Tex, Don & CharlieWith a line up like this one it was no surprise that there was a line up to go through The Gov's new box office window even though it was still light outside. Word that Mick Harvey was opening the show was out and no one wanted to miss the Bad Seed. The very decorous Harvey's set was informal and almost a soundcheck as he came to grips with the on stage sound problems. He played a few songs from his recently released solo album on acoustic guitar plus a version of the Serge Gainsbourg's Bonnie & Clyde with the house band. I dare say a few folks came on the strength of his name alone and would have loved a full set.

The Darling Downs are just two men, but those two men are Kim Salmon and Ron Peno, former vocalist for Died Pretty. Both besuited, funny looking fellas, Peno started singing with his hands before his vocal chords, lifting them like a conjurer or old style spiritualist; and at times his wide ranging vocal sounded like it too. Their old-time country had gospel pretensions, Peno looked and acted held by the power of his voice or the lyric or the crowd, while Salmon watched him almost agape. Golden moments came when they occasionally took flight together, as in Waste My Time. A very affecting, if epic, performance, though Harvey could have taken some of their set time for a few more songs.
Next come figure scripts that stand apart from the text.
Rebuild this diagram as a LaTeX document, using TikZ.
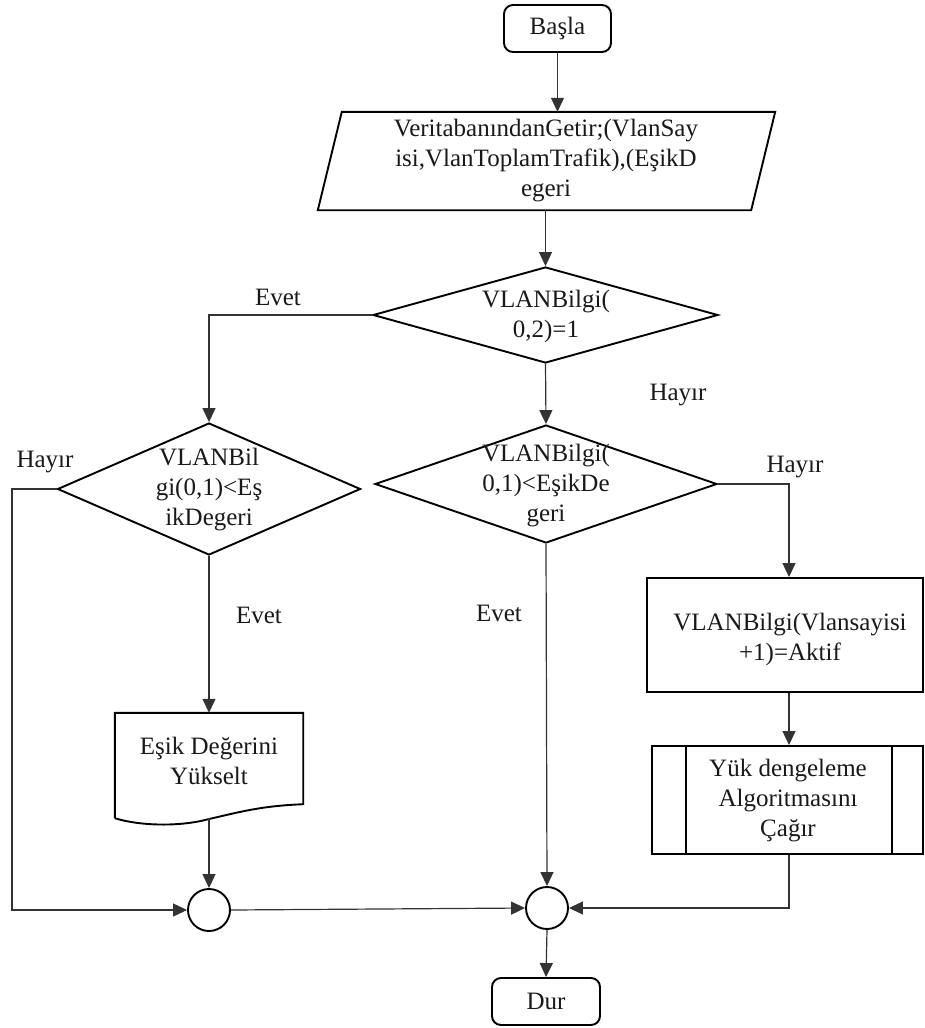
\documentclass[tikz,border=0pt]{standalone}
\usepackage{fontspec}
\setmainfont{Liberation Serif}
\usetikzlibrary{shapes.geometric,arrows.meta,calc}
\begin{document}
\begin{tikzpicture}[x=1pt,y=-1pt,
  every node/.style={font=\fontsize{25pt}{30pt}\selectfont, text=black!90},
  shapeline/.style={draw=black,line width=1.9pt},
  conn/.style={draw=black!80,line width=1.2pt},
  arr/.style={conn,-{Triangle[width=13pt,length=14pt]}},
  txt/.style={align=center,inner sep=0pt},
  term/.style={shapeline,rounded corners=9pt,minimum width=107pt,minimum height=47pt,inner sep=0pt},
  dia/.style={shapeline,diamond,inner sep=0pt},
  box/.style={rectangle,inner sep=0pt},
  joint/.style={shapeline,circle,minimum size=42pt,inner sep=0pt},
  lbl/.style={inner sep=0pt}
]
\useasboundingbox (0,0) rectangle (924,1028);

% terminals
\node[term] (start) at (557.5,28.5) {Başla};
\node[term,minimum width=108pt] (stop) at (546,1001.5) {Dur};

% data input (parallelogram)
\node[box,minimum width=457pt,minimum height=98pt] (para) at (546.5,161) {};
\draw[shapeline] ($(para.north west)+(24,0)$) -- (para.north east)
  -- ($(para.south east)-(24,0)$) -- (para.south west) -- cycle;
\node[txt] (parat) at (546,161) {VeritabanındanGetir;(VlanSay\\isi,VlanToplamTrafik),(EşikD\\egeri};

% decisions
\node[dia,minimum width=345pt,minimum height=96pt] (d1) at (545.5,315) {};
\node[txt] (d1t) at (546,316) {VLANBilgi(\\0,2)=1};
\node[dia,minimum width=303pt,minimum height=132pt] (d2) at (209,489) {};
\node[txt] (d2t) at (209,490) {VLANBil\\gi(0,1)<Eş\\ikDegeri};
\node[dia,minimum width=342pt,minimum height=118pt] (d3) at (546,484) {};
\node[txt] (d3t) at (546,486) {VLANBilgi(\\0,1)<EşikDe\\geri};

% document
\node[box,minimum width=188pt,minimum height=105pt] (doc) at (209,765.5) {};
\draw[shapeline] (doc.south west) -- (doc.north west) -- (doc.north east)
  -- ($(doc.south east)+(0,-14)$)
  .. controls (260,806) and (240,812) .. (209,819)
  .. controls (180,827) and (140,826) .. (doc.south west);
\node[txt] (doct) at (209,761) {Eşik Değerini\\Yükselt};

% process
\node[box,shapeline,minimum width=276pt,minimum height=114pt] (act) at (785,635) {};
\node[txt] (actt) at (790,639) {VLANBilgi(Vlansayisi\\+1)=Aktif};

% predefined process
\node[box,shapeline,minimum width=271pt,minimum height=108pt] (sub) at (787.5,800) {};
\draw[shapeline] ($(sub.north west)+(35,0)$) -- ($(sub.south west)+(35,0)$);
\draw[shapeline] ($(sub.north east)-(32,0)$) -- ($(sub.south east)-(32,0)$);
\node[txt] (subt) at (788,801) {Yük dengeleme\\Algoritmasını\\Çağır};

% connectors
\node[joint] (c1) at (209,910) {};
\node[joint] (c2) at (547,908) {};
\coordinate (rcol) at (789,0);
\coordinate (lcol) at (12,0);

\draw[arr] (start.south) -- (start.south |- para.north);
\draw[arr] (d1.north |- para.south) -- (d1.north);
\draw[arr] (d1.west) -| (d2.north);
\draw[arr] (d1.south) -- (d3.north);
\draw[arr] (d2.west) -- (lcol |- d2.west) |- (c1.west);
\draw[arr] (d2.south) -- (doc.north);
\draw[arr] (doc.south -| c1.north) -- (c1.north);
\draw[arr] (c1.east) -- (c2.west);
\draw[arr] (d3.south) -- (c2.north);
\draw[arr] (d3.east) -| (rcol |- act.north);
\draw[arr] (rcol |- act.south) -- (rcol |- sub.north);
\draw[arr] (rcol |- sub.south) |- (c2.east);
\draw[arr] (c2.south) -- (stop.north);

% branch labels
\node[lbl] (l1) at (278,297) {Evet};
\node[lbl] (l2) at (678,395) {Hayır};
\node[lbl] (l3) at (45,462) {Hayır};
\node[lbl] (l4) at (795,467) {Hayır};
\node[lbl] (l5) at (259,615) {Evet};
\node[lbl] (l6) at (499,613) {Evet};
\end{tikzpicture}
\end{document}
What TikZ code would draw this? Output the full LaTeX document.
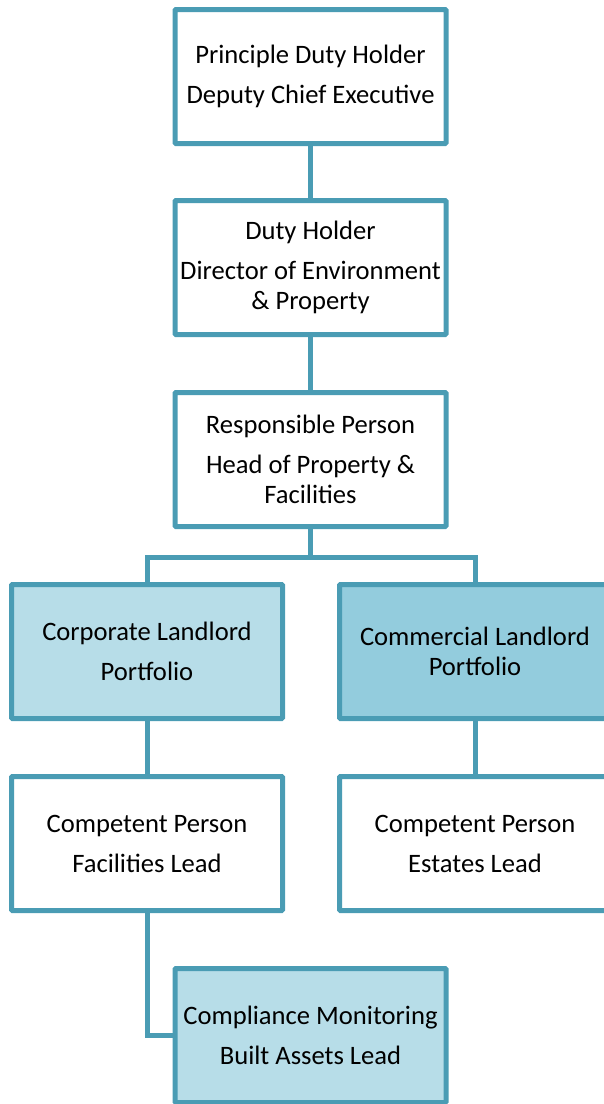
\documentclass[tikz,border=0pt]{standalone}
\usepackage{fontspec}
\setmainfont{Carlito}
\usetikzlibrary{backgrounds}
\definecolor{edge}{HTML}{4A9CB4}
\definecolor{lightfill}{HTML}{B7DDE8}
\definecolor{darkfill}{HTML}{93CCDD}
\tikzset{
  orgbox/.style={draw=edge, line width=5pt, fill=white, minimum width=271pt, minimum height=134pt,
    inner sep=0pt, align=center, rounded corners=1pt,
    font=\fontsize{26.6}{30}\selectfont},
  conn/.style={draw=edge, line width=5pt}
}
\begin{document}
\begin{tikzpicture}[x=1pt,y=-1pt]
\useasboundingbox (0,0) rectangle (603,1104);
\node[orgbox] (pdh) at (310.5,76.5) {Principle Duty Holder\\[10pt]Deputy Chief Executive};
\node[orgbox] (dh) at (310.5,267.5) {Duty Holder\\[10pt]Director of Environment\\\& Property};
\node[orgbox] (rp) at (310.5,459.5) {Responsible Person\\[10pt]Head of Property \&\\Facilities};
\node[orgbox, fill=lightfill] (cl) at (147,651.5) {Corporate Landlord\\[10pt]Portfolio};
\node[orgbox, fill=darkfill] (cm) at (475,651.5) {Commercial Landlord\\Portfolio};
\node[orgbox] (fl) at (147,843.5) {Competent Person\\[10pt]Facilities Lead};
\node[orgbox] (el) at (475,843.5) {Competent Person\\[10pt]Estates Lead};
\node[orgbox, fill=lightfill] (ca) at (310.5,1035.5) {Compliance Monitoring\\[10pt]Built Assets Lead};
\coordinate (split) at (310.5,557);
\begin{scope}[on background layer]
\draw[conn] (pdh.south) -- (dh.north);
\draw[conn] (dh.south) -- (rp.north);
\draw[conn] (rp.south) -- (split);
\draw[conn] (cl.north) |- (split) -| (cm.north);
\draw[conn] (cl.south) -- (fl.north);
\draw[conn] (cm.south) -- (el.north);
\draw[conn] (fl.south) |- (ca.west);
\end{scope}
\end{tikzpicture}
\end{document}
So by the time the main act took the stage - Tex Perkins and Don Walker and Charlie Owen, joined by a slide guitarist and a double bass player, and the return of Mick Harvey on drums - we had already been treated to new offerings from three of this country's most enduring alternative artists. Opening with Postcard From Elvis, already the crowd was glad to see and hear the return of the trio, as the men progressed through a large selection of songs from the new album 'All Is Forgiven', the lovely, gentle, yarns Paycheques, Whenever It Snows and The Singer Of The Song my favourites amongst them. A good number of songs also came from their 1993 debut 'Sad But True' - Danielle in particular was memorable and beautiful. Tex was amiable and playful, balancing his wine glass on Harvey's head and on another occasion tooling up to take on the pedal steel, as Don Walker's strange high vocal took the lead on his songs of desperate and dastardly men, such as Harry Was A Bad Bugger, Jails and Another Night In. In relaying their warm, Oz-rock take on alt-country, the tempo barely approached a canter, the soft wide bass provided a perfect balance for the wild solos of Owen - on electric or lap steel - such as in Words Fail Me. Salmon was brought out to play some kind of mouth guitar that unfortunately could not be heard, and later Tex insisted he come back and join in, though poor Kim didn't look to comfy about it. Peno looked slightly more at ease with nearly being crushed by Perkin's hug for the chorus of The Healing Sounds Of Helpless Laughter.

Don closed the night's proceedings by obliging a request for Girl With A Bluebird to the delight of the crowd, with Tex's disembodied voice bidding farewell from offstage. These fellas have found the music to grow old with, and it is a clearly comfortable middle age.